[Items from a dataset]
---+---
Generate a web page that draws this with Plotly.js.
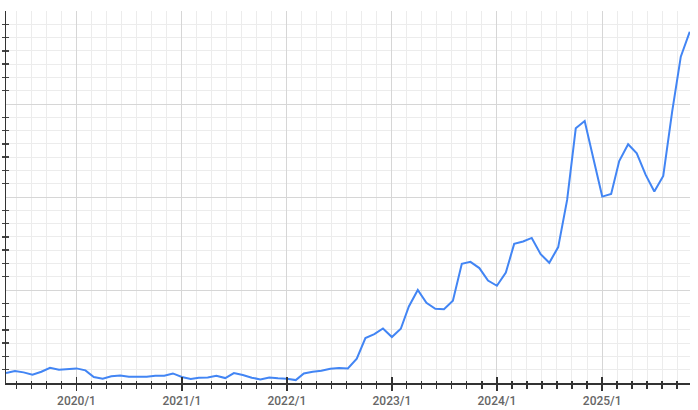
<!DOCTYPE html>
<html>
<head>
<meta charset="utf-8">
<script src="https://cdn.plot.ly/plotly-3.0.1.min.js"></script>
<style>html,body{margin:0;padding:0;background:#fff;}#chart{width:698px;height:410px;}</style>
</head>
<body>
<div id="chart"></div>
<script>
const months = [
  "2019-05-01","2019-06-01","2019-07-01","2019-08-01","2019-09-01","2019-10-01","2019-11-01","2019-12-01",
  "2020-01-01","2020-02-01","2020-03-01","2020-04-01","2020-05-01","2020-06-01","2020-07-01","2020-08-01","2020-09-01","2020-10-01","2020-11-01","2020-12-01",
  "2021-01-01","2021-02-01","2021-03-01","2021-04-01","2021-05-01","2021-06-01","2021-07-01","2021-08-01","2021-09-01","2021-10-01","2021-11-01","2021-12-01",
  "2022-01-01","2022-02-01","2022-03-01","2022-04-01","2022-05-01","2022-06-01","2022-07-01","2022-08-01","2022-09-01","2022-10-01","2022-11-01","2022-12-01",
  "2023-01-01","2023-02-01","2023-03-01","2023-04-01","2023-05-01","2023-06-01","2023-07-01","2023-08-01","2023-09-01","2023-10-01","2023-11-01","2023-12-01",
  "2024-01-01","2024-02-01","2024-03-01","2024-04-01","2024-05-01","2024-06-01","2024-07-01","2024-08-01","2024-09-01","2024-10-01","2024-11-01","2024-12-01",
  "2025-01-01","2025-02-01","2025-03-01","2025-04-01","2025-05-01","2025-06-01","2025-07-01","2025-08-01","2025-09-01","2025-10-01","2025-11-01"
];
const values = [
  0.75, 0.9, 0.8, 0.62, 0.85, 1.15, 1.0, 1.07,
  1.1, 0.95, 0.45, 0.32, 0.5, 0.57, 0.47, 0.47, 0.47, 0.55, 0.55, 0.72,
  0.45, 0.3, 0.4, 0.42, 0.55, 0.37, 0.75, 0.6, 0.4, 0.27, 0.42, 0.35,
  0.32, 0.22, 0.72, 0.85, 0.92, 1.07, 1.12, 1.1, 1.83, 3.38, 3.68, 4.1,
  3.46, 4.08, 5.76, 7.0, 6.04, 5.59, 5.56, 6.19, 8.97, 9.12, 8.65, 7.71,
  7.32, 8.32, 10.47, 10.65, 10.92, 9.7, 9.05, 10.23, 13.78, 19.17, 19.72, 16.92,
  14.03, 14.23, 16.7, 17.97, 17.29, 15.66, 14.41, 15.59, 20.42, 24.56, 26.44
];
const tickVals = ["2020-01-01","2021-01-01","2022-01-01","2023-01-01","2024-01-01","2025-01-01"];
const tickLabels = ["2020/1","2021/1","2022/1","2023/1","2024/1","2025/1"];

const xRange = ["2019-05-01", "2025-11-02"];
const yRange = [0, 28];
const minorX = 365.25 * 86400000 / 7;
const axisCol = "#333333";

const trace = {
  x: months, y: values, type: "scatter", mode: "lines",
  line: {color: "#4285F4", width: 2}, hoverinfo: "skip"
};
// dummy traces to activate overlay axes
const t2 = {x: [xRange[0]], y: [0], xaxis: "x2", yaxis: "y2", mode: "markers", marker: {opacity: 0}, hoverinfo: "skip", showlegend: false};

const layout = {
  width: 698, height: 410,
  margin: {l: 6, r: 8, t: 11, b: 27},
  paper_bgcolor: "#fff", plot_bgcolor: "#fff",
  showlegend: false,
  font: {family: "Roboto, sans-serif", size: 12, color: "#666"},
  xaxis: {
    type: "date", range: xRange, fixedrange: true,
    tickmode: "array", tickvals: tickVals, ticktext: tickLabels,
    ticks: "outside", ticklen: 6, tickwidth: 1.5, tickcolor: axisCol,
    showgrid: true, gridcolor: "#d6d6d6", gridwidth: 1,
    showline: true, linecolor: axisCol, linewidth: 1.5,
    zeroline: false,
    tickfont: {family: "Roboto, sans-serif", size: 12, color: "#666", weight: 500},
    minor: {tickmode: "linear", tick0: "2020-01-01", dtick: minorX, ticks: "outside", ticklen: 4, tickwidth: 1.2, tickcolor: axisCol, showgrid: true, gridcolor: "#ececec", gridwidth: 1}
  },
  xaxis2: {
    type: "date", range: xRange, overlaying: "x", anchor: "y", side: "bottom", fixedrange: true,
    tickmode: "array", tickvals: tickVals, ticktext: ["","","","","",""],
    ticks: "inside", ticklen: 6, tickwidth: 1.5, tickcolor: axisCol,
    showgrid: false, showline: false, zeroline: false, showticklabels: false,
    minor: {tickmode: "linear", tick0: "2020-01-01", dtick: minorX, ticks: "inside", ticklen: 2.5, tickwidth: 1.2, tickcolor: axisCol, showgrid: false}
  },
  yaxis: {
    range: yRange, fixedrange: true,
    tickmode: "linear", tick0: 0, dtick: 7,
    ticks: "", showticklabels: false,
    showgrid: true, gridcolor: "#d6d6d6", gridwidth: 1,
    showline: true, linecolor: axisCol, linewidth: 1.5,
    zeroline: false,
    minor: {tickmode: "linear", tick0: 0, dtick: 1, ticks: "outside", ticklen: 3, tickwidth: 1.5, tickcolor: "#444", showgrid: true, gridcolor: "#ececec", gridwidth: 1}
  },
  yaxis2: {
    range: yRange, overlaying: "y", anchor: "x", side: "left", fixedrange: true,
    tickmode: "linear", tick0: 0, dtick: 7,
    ticks: "", showticklabels: false, showgrid: false, showline: false, zeroline: false,
    minor: {tickmode: "linear", tick0: 0, dtick: 1, ticks: "inside", ticklen: 3, tickwidth: 1.5, tickcolor: "#444", showgrid: false}
  }
};

Plotly.newPlot("chart", [trace, t2], layout, {displayModeBar: false, staticPlot: true});
</script>
</body>
</html>
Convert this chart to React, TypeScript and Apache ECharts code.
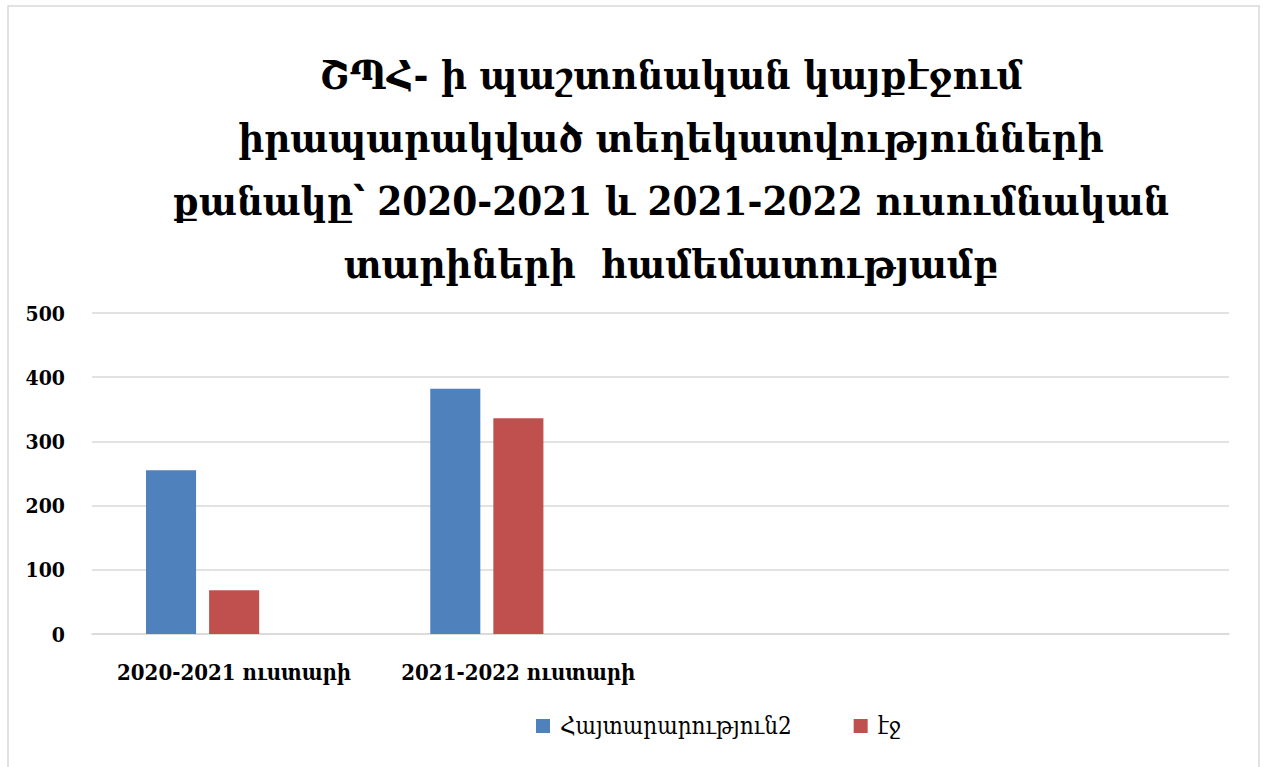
import React, { useEffect, useRef } from "react";
import * as echarts from "echarts";

const titleText =
  "ՇՊՀ- ի պաշտոնական կայքէջում\nիրապարակված տեղեկատվությունների\nքանակը՝ 2020-2021 և 2021-2022 ուսումնական\nտարիների  համեմատությամբ";
const categories = ["2020-2021 ուստարի", "2021-2022 ուստարի", "", ""];
const seriesNames = ["Հայտարարություն2", "էջ"];
const announcements = [255, 382, null, null];
const pages = [68, 336, null, null];
const emptySeries: (number | null)[] = [null, null, null, null];
const yTicks = [0, 100, 200, 300, 400, 500];

const FONT = "'DejaVu Serif Condensed', 'DejaVu Serif', serif";

export default function App() {
  const ref = useRef<HTMLDivElement>(null);
  useEffect(() => {
    if (!ref.current) return;
    const chart = echarts.init(ref.current, null, { renderer: "svg" });
    chart.setOption({
      animation: false,
      backgroundColor: "#ffffff",
      graphic: [
        {
          type: "rect",
          shape: { x: 8, y: 6, width: 1251, height: 780 },
          style: { fill: "none", stroke: "#d9d9d9", lineWidth: 1.5 },
          silent: true,
        },
      ],
      title: {
        text: titleText,
        left: 666,
        textAlign: "center",
        top: 38,
        textStyle: {
          fontFamily: FONT,
          fontSize: 40,
          fontWeight: "bold",
          color: "#000000",
          lineHeight: 63,
        },
      },
      legend: {
        data: seriesNames,
        bottom: 24,
        left: 531,
        itemWidth: 14,
        itemHeight: 14,
        itemGap: 62,
        icon: "rect",
        textStyle: {
          fontFamily: FONT,
          fontSize: 24,
          color: "#000000",
          padding: [0, 0, 0, 5],
        },
      },
      grid: { left: 92, right: 34, top: 313, bottom: 133 },
      xAxis: {
        type: "category",
        data: categories,
        axisLine: { show: true, lineStyle: { color: "#d9d9d9", width: 1.5 } },
        axisTick: { show: false },
        axisLabel: {
          fontFamily: FONT,
          fontSize: 22,
          fontWeight: "bold",
          color: "#000000",
          margin: 27,
          interval: 0,
        },
      },
      yAxis: {
        type: "value",
        min: yTicks[0],
        max: yTicks[yTicks.length - 1],
        interval: 100,
        axisLine: { show: false },
        axisTick: { show: false },
        splitLine: { lineStyle: { color: "#d9d9d9", width: 1.5 } },
        axisLabel: {
          fontFamily: FONT,
          fontSize: 21,
          fontWeight: "bold",
          color: "#000000",
          margin: 27,
        },
      },
      series: [
        {
          name: seriesNames[0],
          type: "bar",
          data: announcements,
          itemStyle: { color: "#4f81bd" },
          barGap: "26%",
          barCategoryGap: "38%",
        },
        {
          name: seriesNames[1],
          type: "bar",
          data: pages,
          itemStyle: { color: "#c0504d" },
        },
        {
          name: "",
          type: "bar",
          data: emptySeries,
          itemStyle: { color: "#9bbb59" },
        },
      ],
    });
    return () => chart.dispose();
  }, []);
  return (
    <div
      ref={ref}
      style={{ position: "absolute", left: 0, top: 0, width: 1263, height: 767 }}
    />
  );
}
---+---
Work to be completed: Between the line with "Convert this chart" and the line with "import * as", ends included, lies the span to copy exactly; copy nothing else and leave out the pictures.

Solution below:
Convert this chart to React, TypeScript and Apache ECharts code.
import React, { useEffect, useRef } from "react";
import * as echarts from "echarts";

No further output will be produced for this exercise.